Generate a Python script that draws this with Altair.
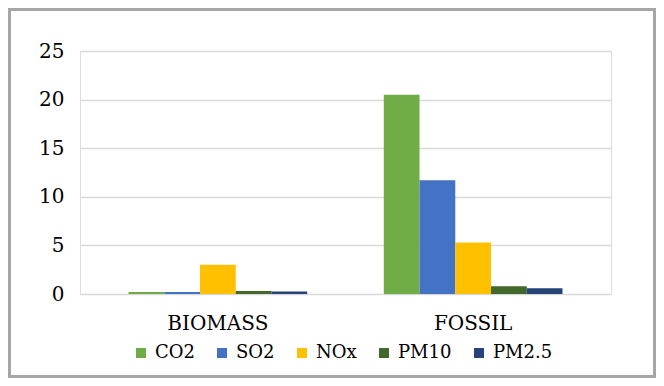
import altair as alt
import pandas as pd

categories = ["BIOMASS", "FOSSIL"]
series = ["CO2", "SO2", "NOx", "PM10", "PM2.5"]
biomass_values = [0.2, 0.2, 3.0, 0.3, 0.25]
fossil_values = [20.5, 11.7, 5.3, 0.8, 0.6]
colors = ["#70ad47", "#4472c4", "#ffc000", "#43682b", "#264478"]
y_ticks = [0, 5, 10, 15, 20, 25]

rows = []
for cat, vals in zip(categories, [biomass_values, fossil_values]):
    for s, v in zip(series, vals):
        rows.append({"category": cat, "series": s, "value": v})
df = pd.DataFrame(rows)

FONT = "DejaVu Serif"
W, H = 531, 243

bars = alt.Chart(df).mark_bar(stroke=None).encode(
    x=alt.X("category:N", sort=categories,
            scale=alt.Scale(paddingInner=0.3, paddingOuter=0.19),
            axis=alt.Axis(title=None, labelAngle=0, labelFont=FONT, labelFontSize=20,
                          labelColor="#000000", ticks=False, domain=False,
                          labelPadding=19, grid=False)),
    xOffset=alt.XOffset("series:N", sort=series),
    y=alt.Y("value:Q", scale=alt.Scale(domain=[0, 25]),
            axis=alt.Axis(title=None, values=y_ticks, labelFont=FONT, labelFontSize=20,
                          labelColor="#000000", ticks=False, domain=False,
                          labelPadding=16, grid=True, gridColor="#d9d9d9",
                          gridWidth=1.5)),
    color=alt.Color("series:N", sort=series,
                    scale=alt.Scale(domain=series, range=colors),
                    legend=alt.Legend(title=None, orient="none", direction="horizontal",
                                      legendX=52, legendY=293, padding=0,
                                      symbolType="square", symbolSize=100,
                                      symbolStrokeWidth=0,
                                      labelFont=FONT, labelFontSize=18,
                                      labelColor="#000000", columnPadding=18,
                                      labelOffset=5)),
)

border = alt.Chart(pd.DataFrame({"a": [0]})).mark_rect(
    fill=None, stroke="#a6a6a6", strokeWidth=3, clip=False
).encode(
    x=alt.value(-72 + 1.5), x2=alt.value(W + 45 - 1.5),
    y=alt.value(-43 + 1.5), y2=alt.value(H + 84 - 1.5),
)

chart = alt.layer(bars, border).properties(
    width=W, height=H,
    autosize=alt.AutoSizeParams(type="none"),
    padding={"left": 72, "top": 43, "right": 45, "bottom": 84},
).configure_view(stroke=None).configure(background="#ffffff")

chart.save("out.html", embed_options={"renderer": "svg", "actions": False})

***

What is required>
Everything from the first line of the listing above through the line that contains "y_ticks = [0, 5, 10, 15, 20, 25]" is to be restated word for word, minus the pictures.

The result>
Generate a Python script that draws this with Altair.
import altair as alt
import pandas as pd

categories = ["BIOMASS", "FOSSIL"]
series = ["CO2", "SO2", "NOx", "PM10", "PM2.5"]
biomass_values = [0.2, 0.2, 3.0, 0.3, 0.25]
fossil_values = [20.5, 11.7, 5.3, 0.8, 0.6]
colors = ["#70ad47", "#4472c4", "#ffc000", "#43682b", "#264478"]
y_ticks = [0, 5, 10, 15, 20, 25]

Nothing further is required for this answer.